Finance director Andrew Cunningham said: “We are very pleased with the sales levels in what is a difficult market.”

He welcomed yesterday’s bank rescues and the cut in interest rates as catalysts to stimulate the market.

“I do not believe there is a lack of demand, just a lack of money to fulfil that demand.

“Hopefully the banks will start to lend to each other once more and that will be passed on to bank customers,” he said. Grainger’s portfolio includes 14,000 properties in the UK and others in Germany, Estonia and the Czech Republic. Its UK properties range from homes in former pit rows to properties in upmarket London streets.

The company says the value of its portfolio has fallen by more than 10%, putting it in region of £2.2bn.

The statement said: “Although the market remains challenging, profitable sales continue to be made and management is focusing on improving liquidity.”

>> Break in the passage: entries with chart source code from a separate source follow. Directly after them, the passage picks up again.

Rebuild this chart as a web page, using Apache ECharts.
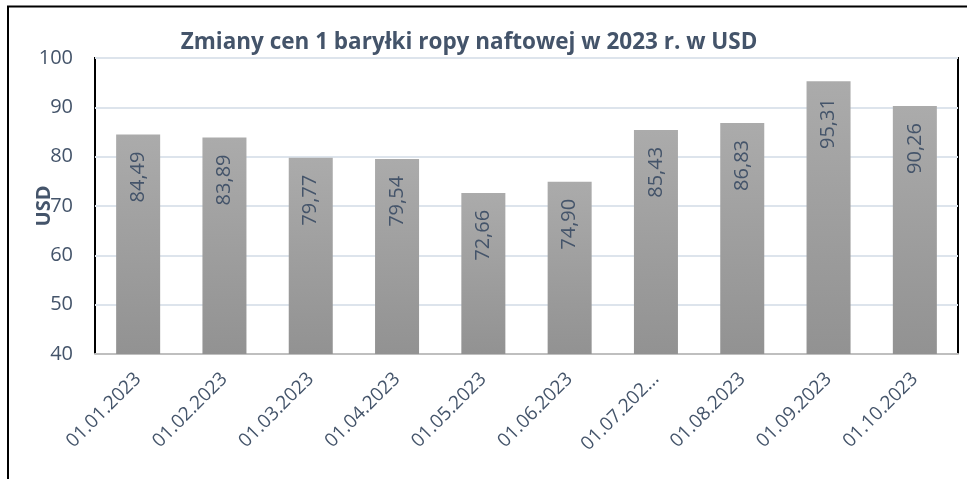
<!DOCTYPE html>
<html>
    <head>
        <meta charset="utf-8">
        <script src="https://cdn.jsdelivr.net/npm/echarts@6/dist/echarts.min.js"></script>
    </head>
    <body style="margin:0">
        <div id="main" style="width:967px;height:479px"></div>
        <script type="text/javascript">
            // data
            var dates = ['01.01.2023', '01.02.2023', '01.03.2023', '01.04.2023', '01.05.2023',
                         '01.06.2023', '01.07.202...', '01.08.2023', '01.09.2023', '01.10.2023']
            var prices = [84.49, 83.89, 79.77, 79.54, 72.66, 74.90, 85.43, 86.83, 95.31, 90.26]
            var yTicks = [40, 50, 60, 70, 80, 90, 100]

            var txt = '#44546A'
            var gL = 95, gT = 58, gR = 958, gB = 354

            var mycharts = echarts.init(document.getElementById('main'))
            var option = {
                backgroundColor: '#fff',
                animation: false,
                title: {
                    text: 'Zmiany cen 1 baryłki ropy naftowej w 2023 r. w USD',
                    left: 464, top: 26, textAlign: 'center',
                    textStyle: { color: txt, fontSize: 22.5, fontWeight: 'bold', fontFamily: 'Open Sans' }
                },
                grid: { left: gL, top: gT, right: 967 - gR, bottom: 479 - gB },
                xAxis: {
                    type: 'category',
                    data: dates,
                    axisLine: { lineStyle: { color: '#bfbfbf', width: 2 } },
                    axisTick: { show: false },
                    axisLabel: { rotate: 45, color: txt, fontSize: 19, fontFamily: 'Open Sans', margin: 22 }
                },
                yAxis: {
                    type: 'value',
                    min: yTicks[0], max: yTicks[yTicks.length - 1], interval: 10,
                    name: 'USD', nameLocation: 'middle', nameGap: 41, nameRotate: 90,
                    nameMoveOverlap: false,
                    nameTextStyle: { color: txt, fontSize: 20, fontWeight: 'bold', fontFamily: 'Open Sans' },
                    axisLine: { show: false },
                    axisTick: { show: false },
                    axisLabel: { color: txt, fontSize: 20, fontFamily: 'Open Sans', margin: 22 },
                    splitLine: { lineStyle: { color: '#dde4ec', width: 2 } }
                },
                series: [{
                    type: 'bar',
                    data: prices,
                    barWidth: '51%',
                    itemStyle: {
                        color: new echarts.graphic.LinearGradient(0, 0, 0, 1, [
                            { offset: 0, color: '#ababab' },
                            { offset: 1, color: '#929292' }
                        ])
                    },
                    label: {
                        show: true, position: 'insideTop', rotate: 90, align: 'right', verticalAlign: 'middle',
                        distance: 17,
                        color: txt, fontSize: 20, fontFamily: 'Open Sans',
                        formatter: function (p) { return p.value.toFixed(2).replace('.', ',') }
                    }
                }],
                graphic: [
                    { type: 'polyline', silent: true, shape: { points: [[8, 479], [8, 6.5], [967, 6.5]] },
                      style: { stroke: '#000', lineWidth: 2, fill: null } },
                    { type: 'polyline', silent: true, shape: { points: [[gL, gB], [gL, gT], [gR, gT], [gR, gB]] },
                      style: { stroke: '#000', lineWidth: 2, fill: null } }
                ]
            }
            mycharts.setOption(option)
        </script>
    </body>
</html>
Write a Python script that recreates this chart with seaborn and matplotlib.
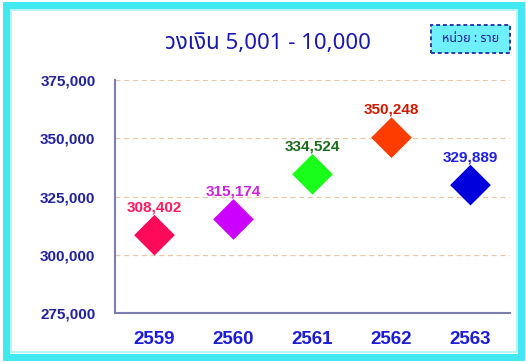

To this end the company saw acquisitions in the region of £122m compared with £403m in 2007. The statement continued: “The levels of sales will ensure we comfortably meet our interest cover covenant at September 30. The next testing date for this covenant is March 31, 2009.

“We already have sold sufficient properties in the first six months to be confident that, in the absence of unforeseen circumstances, the covenant requirements will be met at that date also.”

James Dickinson, of Brewin Dolphin stockbrokers in Newcastle, said the important thing for the company in the current climate was to ensure it kept within its banking covenants and its actions this year had allowed it “headroom” to achieve that.

He said: “Grainger has managed its business very well, given the current difficulties in the housing and banking sectors.”